Museum metabarcoding: A novel method revealing gut helminth communities of small mammals across space and time

Authors: GREIMAN, STEPHEN - Georgia Southern University; COOK, JOSEPH - University Of New Mexico; TKACH, VASYL - University Of North Dakota; Hoberg, Eric; MENNING, DAMIAN - Us Geological Survey (USGS); HOPE, ANDREW - Kansas State University; SONSTHAGEN, SARAH - Us Geological Survey (USGS); TALBOT, SANDRA - Us Geological Survey (USGS)

Submitted to: International Journal for Parasitology
Publication Type: Peer Reviewed Journal
Publication Acceptance Date: 8/9/2018
Publication Date: 10/11/2018
Citation: Greiman, S., Cook, J., Tkach, V., Hoberg, E.P., Menning, D., Hope, A., Sonsthagen, S., Talbot, S. 2018. Museum metabarcoding: A novel method revealing gut helminth communities of small mammals across space and time. International Journal for Parasitology. 48(13):1061-1070. https://doi.org/10.1016/j.ijpara.2018.08.001.
DOI: https://doi.org/10.1016/j.ijpara.2018.08.001

Interpretive Summary: Natural history collections spanning multiple decades have the potential to provide critical historical baselines to measure and understand changing biodiversity. New technologies, such as next generation sequencing to reveal genetic diversity, have considerably increased the use of museum specimens to address significant questions regarding environmental change and shifts in species interactions. In our pilot and model study we explored parasites among shrews (Eulipotyphla: Soricidae). These small mammals occupy diverse habitats, host an abundant parasite fauna (97 helminth species in North America alone), and are widespread across the globe. We applied a new technique to identify the helminth parasites and microbiomes (bacteria) of these small insectivorous mammals. We included museum specimens prepared in varying ways to explore the efficacy of using metagenomics analyses to explore helminth and intestinal bacterial symbiont community changes across temporal and spatial scales. We successfully sequenced the parasite communities (using 12S mtDNA, 16S mtDNA, 28S rDNA as target genes) and bacterial microbiota (16S rDNA) of 23 whole gastrointestinal tracts (GI) of spirit-preserved whole shrews. Internal organs were obtained from the specimen archives of the Museum of Southwestern Biology and from recent field collections. Specimens varied both in time since fixation (ranging from 16 years to 4 months old) and preservation method (70% ethanol stored at room temperature, 95% ethanol at room temperature, and flash frozen in liquid nitrogen and stored at -80°C). We developed an efficient and robust methodological pipeline preparing these specimens for metagenomic sequencing and subsequent analysis. This newly developed metagenomic technique serves as a powerful model allowing critical examination of the distributions and interactions among multiple groups of organisms through time. Broad applications are apparent for assessing parasite distribution and diversity for parasitologists, and disease ecologists in a variety of federal agencies including the USDA, and across a broad sector of the biological community.
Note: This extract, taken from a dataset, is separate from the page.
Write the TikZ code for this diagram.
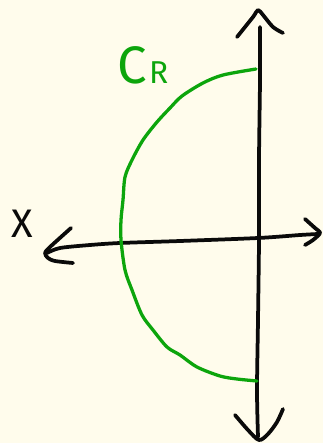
\documentclass[tikz,border=0pt]{standalone}
\usepackage{fontspec}
\newfontfamily\handfont{Fira Sans}
\definecolor{paper}{RGB}{255, 252, 236}
\definecolor{penblack}{RGB}{10, 10, 10}
\definecolor{pengreen}{RGB}{12, 165, 12}
\usetikzlibrary{positioning}

\begin{document}
\begin{tikzpicture}[
  x=0.03cm, y=-0.03cm,
  axisline/.style={draw=penblack, line width=3.2pt, line cap=round, line join=round},
  contour/.style={draw=pengreen, line width=2.8pt, line cap=round, line join=round},
  handlabel/.style={inner sep=0pt, font=\handfont}
]
  % paper
  \fill[paper] (0,0) rectangle (323,443);
  \useasboundingbox (0,0) rectangle (323,443);

  % imaginary axis
  \draw[axisline] plot[smooth] coordinates {(260,27) (260,80) (259,160) (259,240) (258,320) (257,390) (258,437)};
  \draw[axisline] plot[smooth] coordinates {(237,37) (253,17) (258,10) (263,15) (273,27) (283,33)};
  \draw[axisline] plot[smooth] coordinates {(235,415) (248,430) (259,440) (268,434) (277,422) (283,409)};

  % real axis
  \draw[axisline] plot[smooth] coordinates {(47,253) (60,248) (90,245) (120,243) (180,241) (258,238) (300,235) (318,234)};
  \draw[axisline] plot[smooth] coordinates {(71,228) (50,247) (45,253) (48,258) (55,261) (73,263)};
  \draw[axisline] plot[smooth] coordinates {(305,219) (315,228) (320,233) (313,240) (305,245)};

  % half circle
  \draw[contour] plot[smooth] coordinates {(256,69) (223,75) (203,83) (182,96) (170,108) (157,122) (143,140) (132,160) (125,177) (123,200) (121,220) (121,240) (125,270) (132,290) (142,315) (153,330) (167,347) (180,355) (197,367) (220,376) (237,379) (257,381)};

  % labels
  \node[handlabel, text=penblack, anchor=base west] (xlabel) at (11,237) {\fontsize{34}{34}\selectfont X};
  \node[handlabel, text=pengreen, anchor=base west] (crlabel) at (117,83) {\fontsize{45}{45}\selectfont C\kern2pt\fontsize{27}{27}\selectfont R};
\end{tikzpicture}
\end{document}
Technical Abstract: Natural history collections spanning multiple decades have the potential to provide critical historical baselines to measure and understand changing biodiversity. New technologies, such as next generation sequencing, have considerably increased the use of museum specimens to address significant questions regarding environmental change and shifts in species interactions. Because shrews (Eulipotyphla: Soricidae) occupy diverse habitats, host a speciose and abundant parasite fauna (97 helminth species in North America alone), and are widespread across the globe, we applied a new technique to identify the helminth parasites and microbiomes (bacteria) of these small insectivorous mammals. Critically, we included museum specimens prepared in varying ways to explore the efficacy of using metagenomics analyses to explore helminth and intestinal bacterial symbiont community changes across temporal and spatial scales. We successfully sequenced the parasite communities (using 12S mtDNA, 16S mtDNA, 28S rDNA as target genes) and bacterial microbiota (16S rDNA) of 23 whole gastrointestinal tracts (GI) of spirit-preserved whole shrews. Guts were obtained from the Museum of Southwestern Biology and from recent field collections and varied both in time since fixation (ranging from 16 years to 4 months old) and preservation method (70% ethanol stored at room temperature, 95% ethanol at room temperature, and flash frozen in liquid nitrogen and stored at -80°C). We outline the methodological pipeline preparing these specimens for metagenomic sequencing and subsequent analysis. This newly developed metagenomic technique serves as a powerful model allowing critical examination of the distributions and interactions among multiple groups of organisms through time.